[start of Provided material]

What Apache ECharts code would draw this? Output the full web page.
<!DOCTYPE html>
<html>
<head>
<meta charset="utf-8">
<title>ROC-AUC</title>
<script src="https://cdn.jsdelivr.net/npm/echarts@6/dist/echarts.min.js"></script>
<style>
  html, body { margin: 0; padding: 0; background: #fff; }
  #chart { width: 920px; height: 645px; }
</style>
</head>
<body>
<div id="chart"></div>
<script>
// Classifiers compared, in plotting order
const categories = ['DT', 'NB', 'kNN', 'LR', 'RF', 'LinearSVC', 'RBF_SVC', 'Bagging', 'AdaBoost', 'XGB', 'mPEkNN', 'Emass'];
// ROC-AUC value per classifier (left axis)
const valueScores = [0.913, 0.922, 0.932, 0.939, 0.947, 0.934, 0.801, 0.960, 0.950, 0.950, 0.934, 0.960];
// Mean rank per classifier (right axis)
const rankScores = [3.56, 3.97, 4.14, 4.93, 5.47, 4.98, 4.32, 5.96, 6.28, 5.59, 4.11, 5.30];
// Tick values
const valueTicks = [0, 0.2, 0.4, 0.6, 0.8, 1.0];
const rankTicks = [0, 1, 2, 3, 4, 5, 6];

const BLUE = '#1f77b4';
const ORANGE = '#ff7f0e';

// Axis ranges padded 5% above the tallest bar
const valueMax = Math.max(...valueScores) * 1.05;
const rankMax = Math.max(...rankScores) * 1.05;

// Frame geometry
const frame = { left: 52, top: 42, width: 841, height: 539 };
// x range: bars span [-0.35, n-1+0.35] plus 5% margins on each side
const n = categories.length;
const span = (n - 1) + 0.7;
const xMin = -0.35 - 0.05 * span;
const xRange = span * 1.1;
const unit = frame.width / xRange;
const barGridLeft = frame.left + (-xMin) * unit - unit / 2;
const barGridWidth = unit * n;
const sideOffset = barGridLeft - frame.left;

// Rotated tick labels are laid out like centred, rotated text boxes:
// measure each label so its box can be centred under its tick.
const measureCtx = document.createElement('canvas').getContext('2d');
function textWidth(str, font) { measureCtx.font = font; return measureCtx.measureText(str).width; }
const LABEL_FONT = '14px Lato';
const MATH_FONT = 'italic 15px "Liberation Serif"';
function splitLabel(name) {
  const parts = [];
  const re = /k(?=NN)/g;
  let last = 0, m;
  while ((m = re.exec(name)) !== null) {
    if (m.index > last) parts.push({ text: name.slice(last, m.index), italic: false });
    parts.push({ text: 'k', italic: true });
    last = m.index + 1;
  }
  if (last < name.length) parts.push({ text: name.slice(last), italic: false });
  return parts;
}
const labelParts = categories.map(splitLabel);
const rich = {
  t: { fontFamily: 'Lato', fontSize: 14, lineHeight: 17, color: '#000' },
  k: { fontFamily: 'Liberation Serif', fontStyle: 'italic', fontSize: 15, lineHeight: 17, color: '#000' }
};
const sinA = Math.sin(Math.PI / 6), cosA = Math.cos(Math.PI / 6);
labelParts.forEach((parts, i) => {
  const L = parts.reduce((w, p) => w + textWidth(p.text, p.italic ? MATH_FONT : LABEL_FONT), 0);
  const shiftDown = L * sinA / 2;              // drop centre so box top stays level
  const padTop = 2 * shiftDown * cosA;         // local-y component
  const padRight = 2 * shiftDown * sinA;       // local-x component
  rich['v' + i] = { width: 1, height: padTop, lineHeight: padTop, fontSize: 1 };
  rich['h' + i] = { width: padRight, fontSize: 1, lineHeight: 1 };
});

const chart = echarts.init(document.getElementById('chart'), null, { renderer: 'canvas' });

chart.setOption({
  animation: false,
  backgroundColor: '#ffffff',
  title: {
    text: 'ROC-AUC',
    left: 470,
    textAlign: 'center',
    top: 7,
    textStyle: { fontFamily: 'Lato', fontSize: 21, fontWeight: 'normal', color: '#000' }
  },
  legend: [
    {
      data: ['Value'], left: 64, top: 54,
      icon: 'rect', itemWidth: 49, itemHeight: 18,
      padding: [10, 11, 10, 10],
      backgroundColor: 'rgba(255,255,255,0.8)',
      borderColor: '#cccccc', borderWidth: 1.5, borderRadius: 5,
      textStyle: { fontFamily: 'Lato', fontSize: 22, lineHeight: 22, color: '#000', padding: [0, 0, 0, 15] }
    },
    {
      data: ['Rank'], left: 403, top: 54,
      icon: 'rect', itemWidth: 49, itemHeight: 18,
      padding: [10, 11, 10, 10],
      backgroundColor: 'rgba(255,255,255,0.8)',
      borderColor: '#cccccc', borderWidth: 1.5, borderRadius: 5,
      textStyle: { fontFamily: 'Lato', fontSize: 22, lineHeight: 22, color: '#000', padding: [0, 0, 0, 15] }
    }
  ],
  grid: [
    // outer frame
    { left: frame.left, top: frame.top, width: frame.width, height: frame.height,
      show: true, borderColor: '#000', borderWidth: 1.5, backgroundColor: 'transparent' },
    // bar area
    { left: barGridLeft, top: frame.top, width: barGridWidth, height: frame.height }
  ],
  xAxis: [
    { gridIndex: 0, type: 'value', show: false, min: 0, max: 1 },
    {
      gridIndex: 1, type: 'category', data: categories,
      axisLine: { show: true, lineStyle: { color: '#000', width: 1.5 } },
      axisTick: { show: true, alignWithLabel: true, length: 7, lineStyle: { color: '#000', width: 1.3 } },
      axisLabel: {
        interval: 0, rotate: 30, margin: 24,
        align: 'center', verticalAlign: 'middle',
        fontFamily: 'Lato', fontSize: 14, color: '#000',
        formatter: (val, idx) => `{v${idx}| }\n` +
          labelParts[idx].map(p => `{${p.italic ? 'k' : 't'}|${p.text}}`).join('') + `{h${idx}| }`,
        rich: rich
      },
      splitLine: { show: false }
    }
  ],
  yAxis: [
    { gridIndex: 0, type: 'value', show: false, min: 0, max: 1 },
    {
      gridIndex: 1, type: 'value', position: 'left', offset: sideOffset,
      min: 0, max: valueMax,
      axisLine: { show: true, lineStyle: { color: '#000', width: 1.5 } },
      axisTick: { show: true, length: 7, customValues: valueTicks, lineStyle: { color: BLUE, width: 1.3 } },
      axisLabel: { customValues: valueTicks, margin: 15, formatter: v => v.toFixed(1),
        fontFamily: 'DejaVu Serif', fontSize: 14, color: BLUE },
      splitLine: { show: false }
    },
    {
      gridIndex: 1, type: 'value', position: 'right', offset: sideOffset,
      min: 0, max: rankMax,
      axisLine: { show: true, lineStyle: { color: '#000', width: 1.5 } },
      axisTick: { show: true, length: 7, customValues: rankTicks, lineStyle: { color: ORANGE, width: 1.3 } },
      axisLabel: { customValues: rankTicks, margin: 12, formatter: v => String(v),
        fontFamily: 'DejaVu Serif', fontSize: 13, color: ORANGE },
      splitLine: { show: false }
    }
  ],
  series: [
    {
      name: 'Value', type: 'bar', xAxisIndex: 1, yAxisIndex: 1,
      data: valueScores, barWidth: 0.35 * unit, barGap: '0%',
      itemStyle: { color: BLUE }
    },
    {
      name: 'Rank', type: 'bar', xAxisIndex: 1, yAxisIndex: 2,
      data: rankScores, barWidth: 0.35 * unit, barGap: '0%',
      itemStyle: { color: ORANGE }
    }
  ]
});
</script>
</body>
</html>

[end of Provided material]

Starting at the first line of the listing, retype every line up to and including the one with "const sideOffset = barGridLeft - frame.left;".

What Apache ECharts code would draw this? Output the full web page.
<!DOCTYPE html>
<html>
<head>
<meta charset="utf-8">
<title>ROC-AUC</title>
<script src="https://cdn.jsdelivr.net/npm/echarts@6/dist/echarts.min.js"></script>
<style>
  html, body { margin: 0; padding: 0; background: #fff; }
  #chart { width: 920px; height: 645px; }
</style>
</head>
<body>
<div id="chart"></div>
<script>
// Classifiers compared, in plotting order
const categories = ['DT', 'NB', 'kNN', 'LR', 'RF', 'LinearSVC', 'RBF_SVC', 'Bagging', 'AdaBoost', 'XGB', 'mPEkNN', 'Emass'];
// ROC-AUC value per classifier (left axis)
const valueScores = [0.913, 0.922, 0.932, 0.939, 0.947, 0.934, 0.801, 0.960, 0.950, 0.950, 0.934, 0.960];
// Mean rank per classifier (right axis)
const rankScores = [3.56, 3.97, 4.14, 4.93, 5.47, 4.98, 4.32, 5.96, 6.28, 5.59, 4.11, 5.30];
// Tick values
const valueTicks = [0, 0.2, 0.4, 0.6, 0.8, 1.0];
const rankTicks = [0, 1, 2, 3, 4, 5, 6];

const BLUE = '#1f77b4';
const ORANGE = '#ff7f0e';

// Axis ranges padded 5% above the tallest bar
const valueMax = Math.max(...valueScores) * 1.05;
const rankMax = Math.max(...rankScores) * 1.05;

// Frame geometry
const frame = { left: 52, top: 42, width: 841, height: 539 };
// x range: bars span [-0.35, n-1+0.35] plus 5% margins on each side
const n = categories.length;
const span = (n - 1) + 0.7;
const xMin = -0.35 - 0.05 * span;
const xRange = span * 1.1;
const unit = frame.width / xRange;
const barGridLeft = frame.left + (-xMin) * unit - unit / 2;
const barGridWidth = unit * n;
const sideOffset = barGridLeft - frame.left;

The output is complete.